Tuesday, May 13, 2014

A Colossal Con Man

One newspaper headline read: "Most Amazing and Fantastic Story of the Year." The year was 1938; the story was the unmasking of a con man posing as Dr. Frank Donald Coster; and all these years later, the forgotten, fantastic story is being retold in the documentary Self Made: The American Dreams of Philip Musica.

Director Robert Kalm, an Emmy winning producer, will be presenting this work-in-progress Wednesday May 14th at the Fairfield Museum in Fairfield, Connecticut. The same city where Brooklyn high school dropout and twice-convicted felon Musica shot himself after his elaborate impersonation of the CEO of a major pharmaceuticals firm came crashing down.

Along with a screening of the film, Kalm will also share a slide show of Musica family photos, personal papers and other artifacts obtained in many cases via Freedom of Information Act requests.

The motivation for the film is familial. Both of Kalm’s grandparents were employees and relatives of Coster by marriage.

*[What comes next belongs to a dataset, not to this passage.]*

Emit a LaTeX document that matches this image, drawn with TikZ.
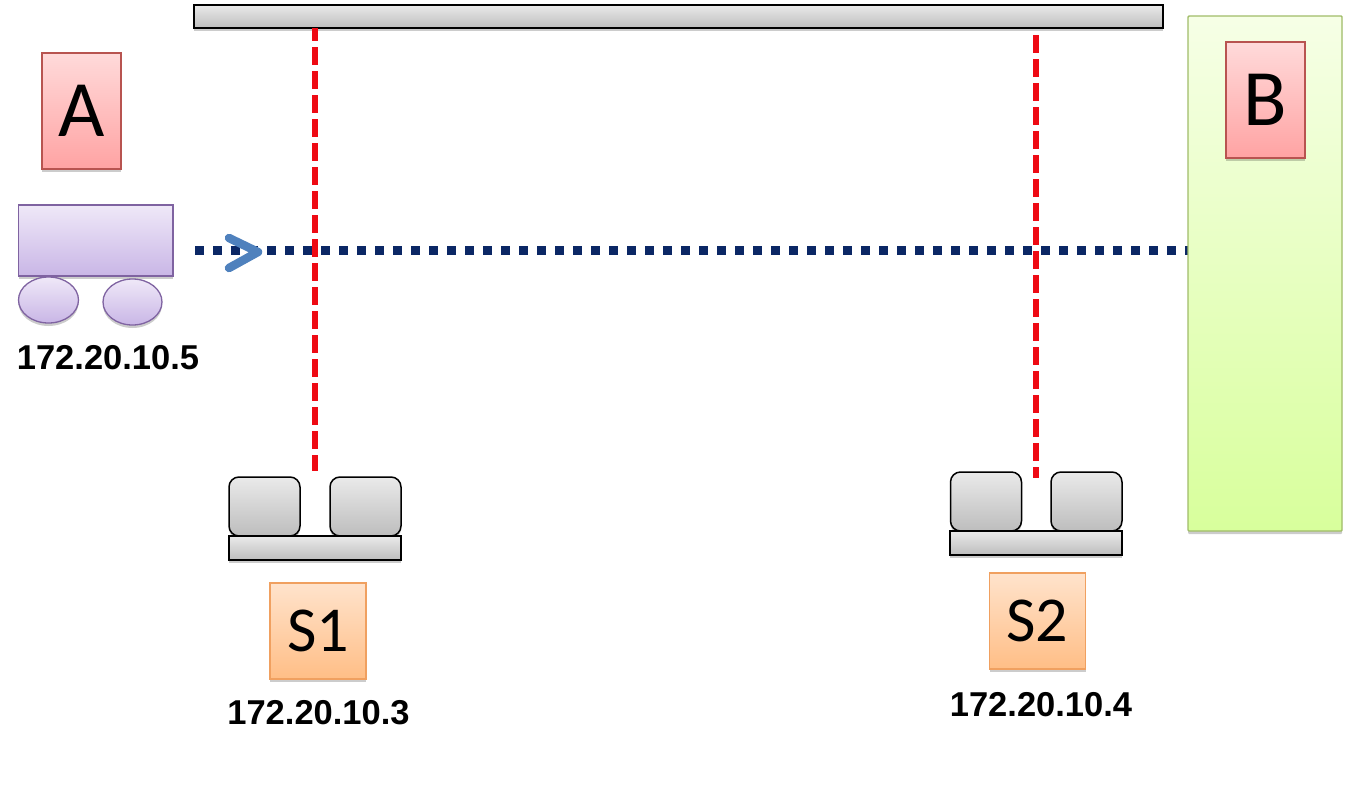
\documentclass[tikz,border=0pt]{standalone}
\usepackage{fontspec}
\setmainfont{Liberation Sans}
\newfontfamily\calib{Carlito}
\usetikzlibrary{shadows,shapes.geometric}
\definecolor{grayT}{HTML}{EAEAEA}
\definecolor{grayB}{HTML}{BDBDBD}
\definecolor{redT}{HTML}{FFDADA}
\definecolor{redB}{HTML}{FFA3A3}
\definecolor{redE}{HTML}{B85450}
\definecolor{orT}{HTML}{FFE3CC}
\definecolor{orB}{HTML}{FFBE86}
\definecolor{orE}{HTML}{F0A060}
\definecolor{grT}{HTML}{F6FFE6}
\definecolor{grB}{HTML}{D8FF9C}
\definecolor{grE}{HTML}{A0BC68}
\definecolor{puT}{HTML}{EFE8F8}
\definecolor{puB}{HTML}{C9B6E6}
\definecolor{puE}{HTML}{7F63A1}
\definecolor{navy}{HTML}{0B2765}
\definecolor{chev}{HTML}{4F81BD}
\definecolor{redL}{HTML}{EE0A14}
\tikzset{
  base/.style={inner sep=0pt,outer sep=0pt,
    drop shadow={shadow xshift=0pt,shadow yshift=-3pt,opacity=.2,fill=black}},
  graybar/.style={base,draw=black,line width=1.8pt,top color=grayT,bottom color=grayB},
  padbox/.style={base,draw=black,line width=1.5pt,rounded corners=10pt,top color=grayT,bottom color=grayB},
  platebox/.style={base,draw=black,line width=1.6pt,top color=grayT,bottom color=grayB},
  redbox/.style={base,draw=redE,line width=1.2pt,top color=redT,bottom color=redB,font=\calib\fontsize{80}{90}\selectfont},
  orangebox/.style={base,draw=orE,line width=1.2pt,top color=orT,bottom color=orB,font=\calib\fontsize{64}{72}\selectfont},
  greenbox/.style={base,draw=grE,line width=1.4pt,rounded corners=1pt,top color=grT,bottom color=grB},
  purplebox/.style={base,draw=puE,line width=1.3pt,top color=puT,bottom color=puB},
  wheel/.style={purplebox,ellipse},
  iplabel/.style={inner sep=0pt,font=\bfseries\fontsize{34.5}{38}\selectfont},
  redline/.style={draw=redL,line width=5.5pt,dash pattern=on 18pt off 6pt},
  blueline/.style={draw=navy,line width=8.5pt,dash pattern=on 9pt off 9pt},
  chevron/.style={draw=chev,line width=8.5pt,line cap=round,line join=round}
}
\begin{document}
\begin{tikzpicture}[x=1pt,y=-1pt]
\useasboundingbox (0,0) rectangle (1350,787);

% blue line first: panels and red lines sit over it
\coordinate (blueStart) at (195,250.5);
\coordinate (greenEdge) at (1188,250.5);
\draw[blueline] (blueStart) -- (greenEdge);

\node[greenbox,minimum width=154pt,minimum height=515pt] (green) at (1265,273.5) {};
\node[graybar,minimum width=969pt,minimum height=23pt] (bar) at (678.5,16.5) {};
\node[redbox,minimum width=79pt,minimum height=116pt] (A) at (81.5,111) {\raisebox{-3pt}{A}};
\node[redbox,minimum width=79pt,minimum height=116pt] (B) at (1265.5,100) {\raisebox{-3pt}{B}};

% vehicle
\node[purplebox,minimum width=154.5pt,minimum height=71pt] (truck) at (95.75,240.5) {};
\node[wheel,minimum width=60pt,minimum height=46pt] (w1) at (48.5,300) {};
\node[wheel,minimum width=59pt,minimum height=46pt] (w2) at (132.5,302) {};
\node[iplabel] (ipA) at (108,358) {172.20.10.5};

% S1
\node[padbox,minimum width=71pt,minimum height=59pt] (p1a) at (264.5,506.5) {};
\node[padbox,minimum width=71pt,minimum height=59pt] (p1b) at (365.5,506.5) {};
\node[platebox,minimum width=172pt,minimum height=24pt] (plate1) at (315,548) {};
\node[orangebox,minimum width=96pt,minimum height=96pt] (S1) at (318,631) {S1};
\node[iplabel] (ipS1) at (318.5,713) {172.20.10.3};

% S2
\node[padbox,minimum width=71pt,minimum height=59pt] (p2a) at (986,501.5) {};
\node[padbox,minimum width=71pt,minimum height=59pt] (p2b) at (1086.5,501.5) {};
\node[platebox,minimum width=172pt,minimum height=24pt] (plate2) at (1036,543) {};
\node[orangebox,minimum width=96pt,minimum height=96pt] (S2) at (1037.5,621) {S2};
\node[iplabel] (ipS2) at (1041,705) {172.20.10.4};

% red links
\coordinate (r1top) at (315,28);
\coordinate (r1end) at (315,471);
\coordinate (r2top) at (1036,35);
\coordinate (r2end) at (1036,478);
\draw[redline,dash phase=5pt] (r1top) -- (r1end);
\draw[redline] (r2top) -- (r2end);

% arrow head
\coordinate (c1) at (229,238);
\coordinate (c2) at (258,252);
\coordinate (c3) at (229,268);
\draw[chevron] (c1) -- (c2) -- (c3);
\end{tikzpicture}
\end{document}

But the scope of this story is much larger:

There was no equal to the McKesson & Robbins fraud in imagination or international scope until the Enron and Madoff scandals of the early 21st century. The untold story of Philip Musica is an astounding narrative of American history that shuffles the questions on every American mind today.
His story is a spinning wheel of immigration and innovation, family and ambition, freedom and morality, the ninety-nine and the one percent.

Kalm has been working on the project for a number of years.